Açık ve net diyoruz ki, Avrupa’nın, Türk vatandaşlarının yoğun olduğu herhangi bir bölgesinde ortalık karışsa, bu T.C. vatandaşları kendi başlarının çaresine bakmak zorunda ve kesinlikle AKP ‘den bir yardım bekleyemez.
Daha yanı başındaki bir ülkede vatandaşlarının can güvenliğini sağlayamayan bir Dış Politikanın, Avrupa veya dünyanın daha farklı bölgelerindeki vatandaşlarına ne gibi bir yardımı dokunabilir ki?
Bir Teknoloji Firması olan Siemens bile, Kuzey Irak’da bulunan sekizi Alman Vatandaşı olan
50 çalışanını bir tehlike söz konusu olduğunda anında emniyetli bir yere nakledebiliyor, üstelik bunu işbirlikçi Bağdat Hükümeti ile işbirliği içerisinde gerçekleştirebiliyor ama koca bir ülkenin Hükümeti yanı başında gerçekleşen bir olaya sözünü dahi geçiremiyor ise, bu tüm Yurt dışında çalışan-yaşayan T.C. vatandaşları için çok korkutucu bir durum anlamına gelmez mi?

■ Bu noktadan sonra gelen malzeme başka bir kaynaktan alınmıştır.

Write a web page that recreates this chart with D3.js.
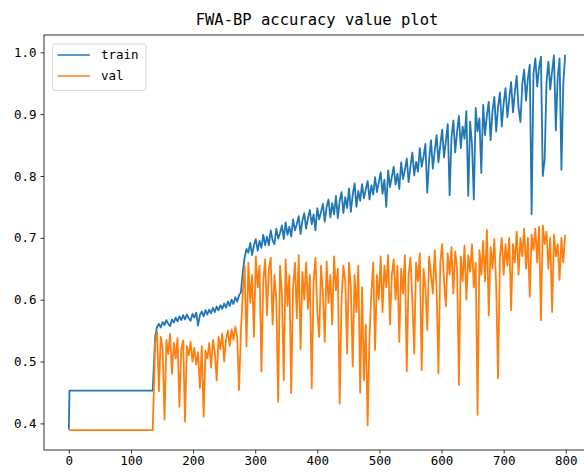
<!DOCTYPE html>
<html>
<head>
<meta charset="utf-8">
<script src="https://cdn.jsdelivr.net/npm/d3@7"></script>
<style>
    body { margin: 0; background: #ffffff; overflow: hidden; }
    svg { display: block; }
</style>
</head>
<body>
<script>
// flat start of both curves (epoch, value)
var trainStart = [[0, 0.390], [1, 0.453], [135, 0.453]];
var valStart = [[0, 0.389], [135, 0.389]];

// after epoch 135 values read every 3 epochs (139, 142, ... 799)
var noisyEpochs = d3.range(139, 800, 3);

var trainAcc = [
    0.540, 0.556, 0.561, 0.555, 0.564, 0.559, 0.567, 0.561, 0.557, 0.568,
    0.563, 0.571, 0.565, 0.573, 0.567, 0.575, 0.568, 0.576, 0.570, 0.566,
    0.577, 0.571, 0.579, 0.558, 0.575, 0.581, 0.573, 0.583, 0.576, 0.584,
    0.578, 0.587, 0.580, 0.589, 0.583, 0.591, 0.585, 0.594, 0.587, 0.597,
    0.590, 0.600, 0.593, 0.604, 0.597, 0.607, 0.612, 0.645, 0.668, 0.682,
    0.676, 0.692, 0.672, 0.688, 0.698, 0.679, 0.695, 0.684, 0.705, 0.688,
    0.702, 0.688, 0.712, 0.696, 0.690, 0.715, 0.699, 0.708, 0.720, 0.698,
    0.725, 0.705, 0.718, 0.702, 0.730, 0.712, 0.722, 0.735, 0.706, 0.728,
    0.740, 0.715, 0.732, 0.745, 0.722, 0.738, 0.712, 0.748, 0.730, 0.742,
    0.755, 0.726, 0.750, 0.762, 0.733, 0.756, 0.738, 0.768, 0.732, 0.760,
    0.774, 0.740, 0.766, 0.748, 0.780, 0.742, 0.770, 0.788, 0.750, 0.776,
    0.760, 0.787, 0.764, 0.778, 0.792, 0.762, 0.785, 0.770, 0.798, 0.774,
    0.790, 0.806, 0.771, 0.794, 0.750, 0.809, 0.782, 0.799, 0.815, 0.786,
    0.804, 0.779, 0.822, 0.795, 0.810, 0.828, 0.790, 0.816, 0.838, 0.801,
    0.823, 0.807, 0.845, 0.815, 0.831, 0.852, 0.773, 0.826, 0.858, 0.812,
    0.840, 0.866, 0.822, 0.850, 0.875, 0.830, 0.857, 0.884, 0.769, 0.862,
    0.890, 0.838, 0.872, 0.897, 0.845, 0.880, 0.860, 0.905, 0.768, 0.888,
    0.851, 0.762, 0.910, 0.872, 0.893, 0.805, 0.915, 0.866, 0.898, 0.920,
    0.858, 0.905, 0.928, 0.872, 0.912, 0.935, 0.880, 0.918, 0.942, 0.895,
    0.925, 0.952, 0.903, 0.935, 0.962, 0.910, 0.887, 0.948, 0.972, 0.922,
    0.958, 0.980, 0.738, 0.965, 0.990, 0.945, 0.975, 0.993, 0.800, 0.826,
    0.952, 0.985, 0.940, 0.970, 0.995, 0.874, 0.960, 0.990, 0.810, 0.948,
    0.996
];

var valAcc = [
    0.530, 0.548, 0.452, 0.540, 0.520, 0.406, 0.535, 0.512, 0.545, 0.480,
    0.530, 0.505, 0.538, 0.427, 0.520, 0.534, 0.403, 0.525, 0.510, 0.532,
    0.500, 0.522, 0.495, 0.515, 0.457, 0.525, 0.411, 0.518, 0.505, 0.530,
    0.490, 0.535, 0.515, 0.470, 0.540, 0.520, 0.545, 0.500, 0.535, 0.550,
    0.525, 0.552, 0.535, 0.556, 0.540, 0.454, 0.548, 0.610, 0.655, 0.524,
    0.660, 0.595, 0.640, 0.540, 0.670, 0.620, 0.655, 0.484, 0.630, 0.665,
    0.575, 0.650, 0.668, 0.560, 0.640, 0.600, 0.435, 0.655, 0.610, 0.470,
    0.665, 0.590, 0.640, 0.449, 0.620, 0.660, 0.570, 0.672, 0.520, 0.645,
    0.600, 0.660, 0.585, 0.640, 0.457, 0.630, 0.668, 0.580, 0.540, 0.655,
    0.610, 0.532, 0.662, 0.595, 0.640, 0.560, 0.670, 0.615, 0.650, 0.432,
    0.600, 0.655, 0.630, 0.513, 0.660, 0.620, 0.492, 0.640, 0.580, 0.655,
    0.450, 0.620, 0.470, 0.560, 0.397, 0.540, 0.610, 0.660, 0.519, 0.640,
    0.600, 0.670, 0.580, 0.655, 0.620, 0.672, 0.560, 0.640, 0.665, 0.600,
    0.655, 0.532, 0.650, 0.610, 0.672, 0.484, 0.640, 0.668, 0.600, 0.513,
    0.660, 0.630, 0.675, 0.486, 0.650, 0.620, 0.551, 0.670, 0.640, 0.610,
    0.680, 0.620, 0.481, 0.660, 0.690, 0.630, 0.589, 0.675, 0.640, 0.685,
    0.610, 0.678, 0.650, 0.462, 0.670, 0.630, 0.688, 0.600, 0.672, 0.645,
    0.690, 0.620, 0.660, 0.414, 0.680, 0.640, 0.695, 0.630, 0.713, 0.575,
    0.685, 0.650, 0.698, 0.620, 0.473, 0.670, 0.700, 0.640, 0.690, 0.655,
    0.700, 0.583, 0.690, 0.660, 0.710, 0.640, 0.700, 0.670, 0.715, 0.650,
    0.700, 0.605, 0.705, 0.680, 0.715, 0.660, 0.718, 0.567, 0.720, 0.690,
    0.710, 0.650, 0.700, 0.580, 0.705, 0.670, 0.690, 0.632, 0.700, 0.660,
    0.705
];

var xTicks = [0, 100, 200, 300, 400, 500, 600, 700, 800];
var yTicks = [0.4, 0.5, 0.6, 0.7, 0.8, 0.9, 1.0];
var seriesNames = ["train", "val"];
var seriesColors = ["#1f77b4", "#ff7f0e"];

window.onload = function() {
    var w = 584, h = 474;
    // axes box (right edge runs past the picture like the original)
    var left = 44, right = 590, top = 35, bottom = 450;
    var font = "'DejaVu Sans Mono', 'Liberation Mono', monospace";

    var svg = d3.select("body")
        .append("svg")
        .attr("width", w)
        .attr("height", h);

    var x = d3.scaleLinear().domain([-40, 839]).range([left, right]);
    var y = d3.scaleLinear().domain([0.357, 1.028]).range([bottom, top]);

    // join flat start and the noisy part
    var trainData = trainStart.concat(noisyEpochs.map(function(e, i) { return [e, trainAcc[i]]; }));
    var valData = valStart.concat(noisyEpochs.map(function(e, i) { return [e, valAcc[i]]; }));

    var line = d3.line()
        .x(function(d) { return x(d[0]); })
        .y(function(d) { return y(d[1]); });

    [trainData, valData].forEach(function(data, k) {
        svg.append("path")
            .datum(data)
            .attr("d", line)
            .attr("fill", "none")
            .attr("stroke", seriesColors[k])
            .attr("stroke-width", 1.8)
            .attr("stroke-linejoin", "round");
    });

    // x axis
    var xAxis = svg.append("g")
        .attr("transform", "translate(0," + bottom + ")")
        .call(d3.axisBottom(x).tickValues(xTicks).tickSize(3.5).tickPadding(3).tickFormat(d3.format("d")));
    // y axis
    var yAxis = svg.append("g")
        .attr("transform", "translate(" + left + ",0)")
        .call(d3.axisLeft(y).tickValues(yTicks).tickSize(3.5).tickPadding(4).tickFormat(d3.format(".1f")));

    [xAxis, yAxis].forEach(function(a) {
        a.select(".domain").remove();
        a.selectAll(".tick line").attr("stroke", "#000").attr("stroke-width", 0.8);
        a.selectAll(".tick text")
            .attr("fill", "#000")
            .style("font-family", font)
            .style("font-size", "12.5px");
    });

    // spines
    svg.append("rect")
        .attr("x", left)
        .attr("y", top)
        .attr("width", right - left)
        .attr("height", bottom - top)
        .attr("fill", "none")
        .attr("stroke", "#000")
        .attr("stroke-width", 0.8);

    // title
    svg.append("text")
        .attr("x", (left + right) / 2)
        .attr("y", 25)
        .attr("text-anchor", "middle")
        .style("font-family", font)
        .style("font-size", "15.5px")
        .text("FWA-BP accuracy value plot");

    // legend
    var legend = svg.append("g");
    legend.append("rect")
        .attr("x", 52.5)
        .attr("y", 44)
        .attr("width", 93.5)
        .attr("height", 46.5)
        .attr("rx", 2.5)
        .attr("fill", "#fff")
        .attr("fill-opacity", 0.8)
        .attr("stroke", "#d0d0d0")
        .attr("stroke-width", 0.8);

    seriesNames.forEach(function(name, k) {
        var ly = 55 + k * 21;
        legend.append("line")
            .attr("x1", 57.5)
            .attr("x2", 90)
            .attr("y1", ly)
            .attr("y2", ly)
            .attr("stroke", seriesColors[k])
            .attr("stroke-width", 1.5);
        legend.append("text")
            .attr("x", 101)
            .attr("y", ly)
            .attr("dy", "0.35em")
            .style("font-family", font)
            .style("font-size", "12.5px")
            .text(name);
    });
};
</script>
</body>
</html>
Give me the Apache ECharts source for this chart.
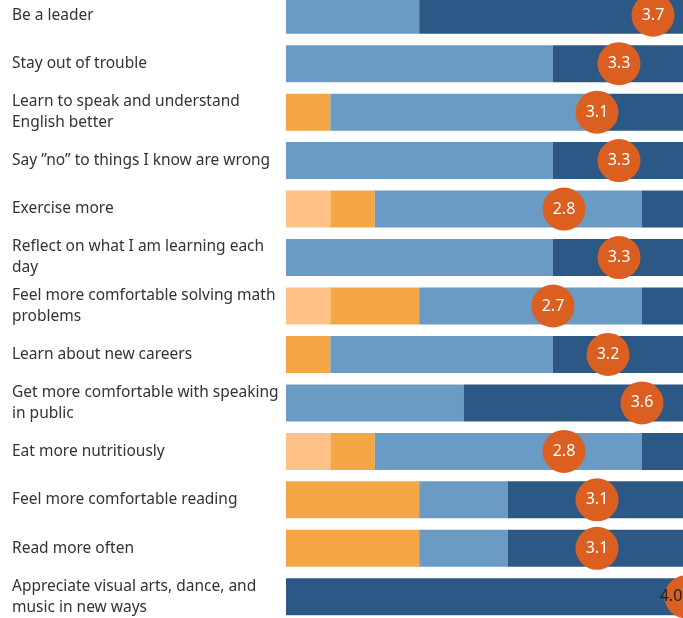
<!DOCTYPE html>
<html>
<head>
<meta charset="utf-8">
<script src="https://cdn.jsdelivr.net/npm/echarts@6/dist/echarts.min.js"></script>
<style>
  html, body { margin: 0; padding: 0; background: #fff; }
  #chart { width: 683px; height: 618px; }
</style>
</head>
<body>
<div id="chart"></div>
<script>
// Survey items, top to bottom (labels pre-wrapped as in the source)
var categories = [
    "Be a leader",
    "Stay out of trouble",
    "Learn to speak and understand\nEnglish better",
    "Say \u201dno\u201d to things I know are wrong",
    "Exercise more",
    "Reflect on what I am learning each\nday",
    "Feel more comfortable solving math\nproblems",
    "Learn about new careers",
    "Get more comfortable with speaking\nin public",
    "Eat more nutritiously",
    "Feel more comfortable reading",
    "Read more often",
    "Appreciate visual arts, dance, and\nmusic in new ways"
];

// Share of responses (%) per rating, 1 = lowest, 4 = highest
var rating1 = [0, 0, 0, 0, 11.1, 0, 11.1, 0, 0, 11.1, 0, 0, 0];
var rating2 = [0, 0, 11.1, 0, 11.1, 0, 22.2, 11.1, 0, 11.1, 33.3, 33.3, 0];
var rating3 = [33.3, 66.7, 66.7, 66.7, 66.7, 66.7, 55.6, 55.6, 44.4, 66.7, 22.2, 22.2, 0];
var rating4 = [66.7, 33.3, 22.2, 33.3, 11.1, 33.3, 11.1, 33.3, 55.6, 11.1, 44.4, 44.4, 100];

// Average rating (0-4 scale)
var averages = [3.67, 3.33, 3.11, 3.33, 2.78, 3.33, 2.67, 3.22, 3.56, 2.78, 3.11, 3.11, 4.0];

var colors = {
    r1: "#FFC286",
    r2: "#F4A646",
    r3: "#6A9BC4",
    r4: "#2C5885",
    avg: "#DB5F20"
};

function barSeries(name, data, color) {
    return {
        name: name,
        type: "bar",
        stack: "share",
        data: data,
        barWidth: 37,
        itemStyle: { color: color },
        emphasis: { disabled: true },
        silent: true
    };
}

var avgData = averages.map(function (v, i) {
    var item = { value: [v, i] };
    // last circle runs off the edge; its label sits inside, in dark text
    if (i === averages.length - 1) {
        item.label = { color: "#222", offset: [-15, 0] };
    }
    return item;
});

var chart = echarts.init(document.getElementById("chart"), null, { renderer: "canvas" });
chart.setOption({
    animation: false,
    textStyle: { fontFamily: "Noto Sans" },
    grid: {
        left: 286, right: -3, top: -9, height: 630,
        containLabel: false,
        outerBoundsMode: "none"
    },
    xAxis: [
        { type: "value", min: 0, max: 100, show: false },
        { type: "value", min: 0, max: 4, show: false }
    ],
    yAxis: {
        type: "category",
        data: categories,
        inverse: true,
        axisLine: { show: false },
        axisTick: { show: false },
        splitLine: { show: false },
        axisLabel: {
            align: "left",
            margin: 274,
            color: "#333",
            fontSize: 15.5,
            lineHeight: 21,
            fontFamily: "Noto Sans"
        }
    },
    series: [
        barSeries("1", rating1, colors.r1),
        barSeries("2", rating2, colors.r2),
        barSeries("3", rating3, colors.r3),
        barSeries("4", rating4, colors.r4),
        {
            name: "Average",
            type: "scatter",
            xAxisIndex: 1,
            data: avgData,
            symbol: "circle",
            symbolSize: 43,
            itemStyle: { color: colors.avg, opacity: 1 },
            silent: true,
            label: {
                show: true,
                position: "inside",
                color: "#fff",
                fontSize: 16,
                fontFamily: "Noto Sans",
                formatter: function (p) { return p.value[0].toFixed(1); }
            },
            z: 5
        }
    ]
});
</script>
</body>
</html>
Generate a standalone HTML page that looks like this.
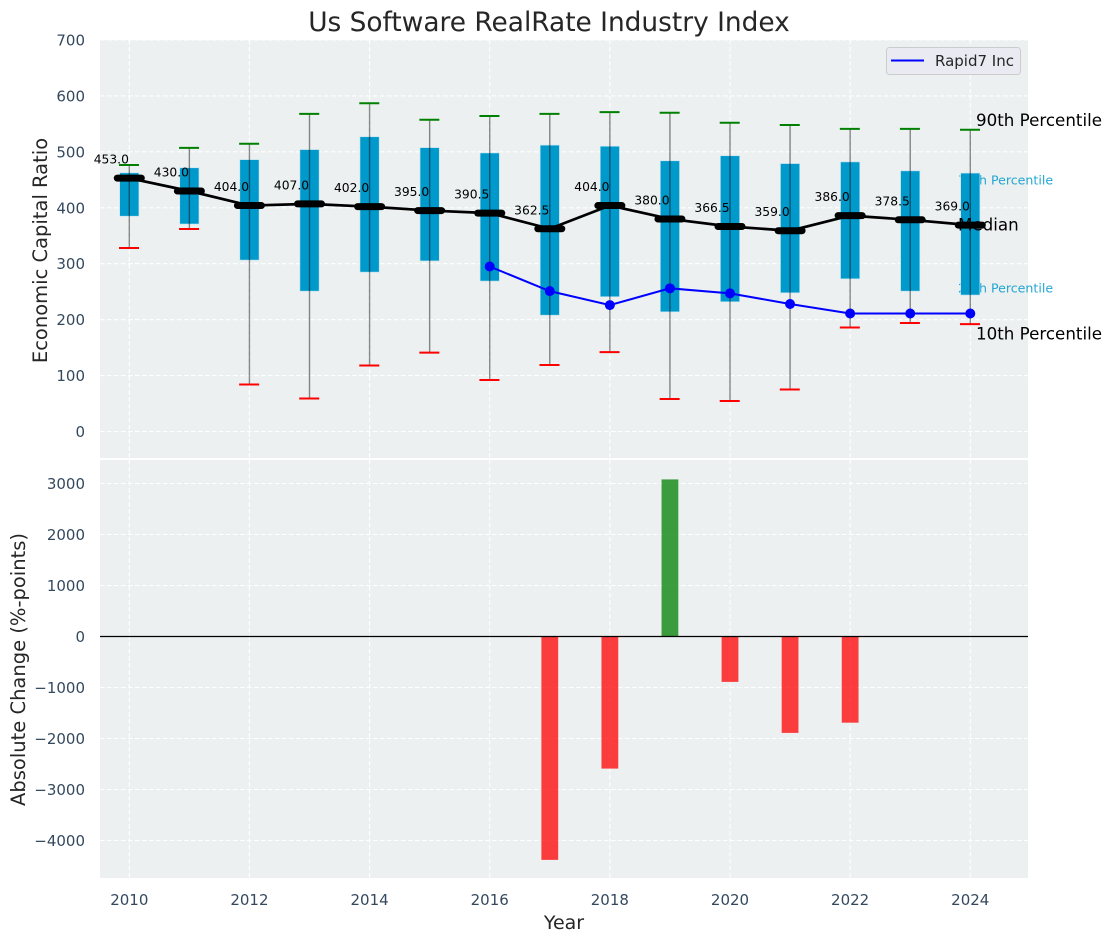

Bürokrat olsanız ne fayda, normal vatandaş olsanız ne ?
Evet, bütün bu kötü senaryolar olmayacak şeyler değil.
Tozpembe değil hayat!
Ve Almanya, hatta tüm Avrupa bile birden karışabilir.
Ukrayna örneği de ortada!
Bugün; Brezilya’da yüzbinlerce Brezilyalı sokaklarda haklarını aramak için Devlet güçleri ile çatışırken, aynı anda milyarlarca insanların gözüne futbolu sokanlar ve bu kaosdan habersiz bırakanlar, aynı şekilde milyarlarca insanı yine başka birşey ile uyuşturup milyonlarca insanı katledebilirler!
Gözlemlerimiz o ki, yurt dışındaki % 90 T.C. vatandaşları, hayata tozpembe bakıyor ve
bunun böyle devam edeceğini sanıyor.
Ama biz, bunun tam aksine, hiç de güvende olmadıklarını ihtar etmek istiyoruz!
Böyle bir durumda kalınacak olunursa, parça parça GHETTO’laşmış halleriyle anında
çil yavrusu gibi dağılacaklardır.
Su testisi su yolunda kırılır!
Önceden tedbir alınmaz ise bu testi kırılır!
Birliği sağlayabilecek ve merkez olabilecek hareket, ancak ciddi bir Fikir Sistemi altında gerçekleşir diyor ve Almanya başta olmak üzere, Avrupa’nın çeşitli ülkelerinde yarım yüzyıldan fazladır çalışan-yaşayan Türk vatandaşlarını, Fikir ve Aksiyon İdeolocyası Büyük Doğu – İBDA çatısı altında toplanma çağrısında bulunuyoruz.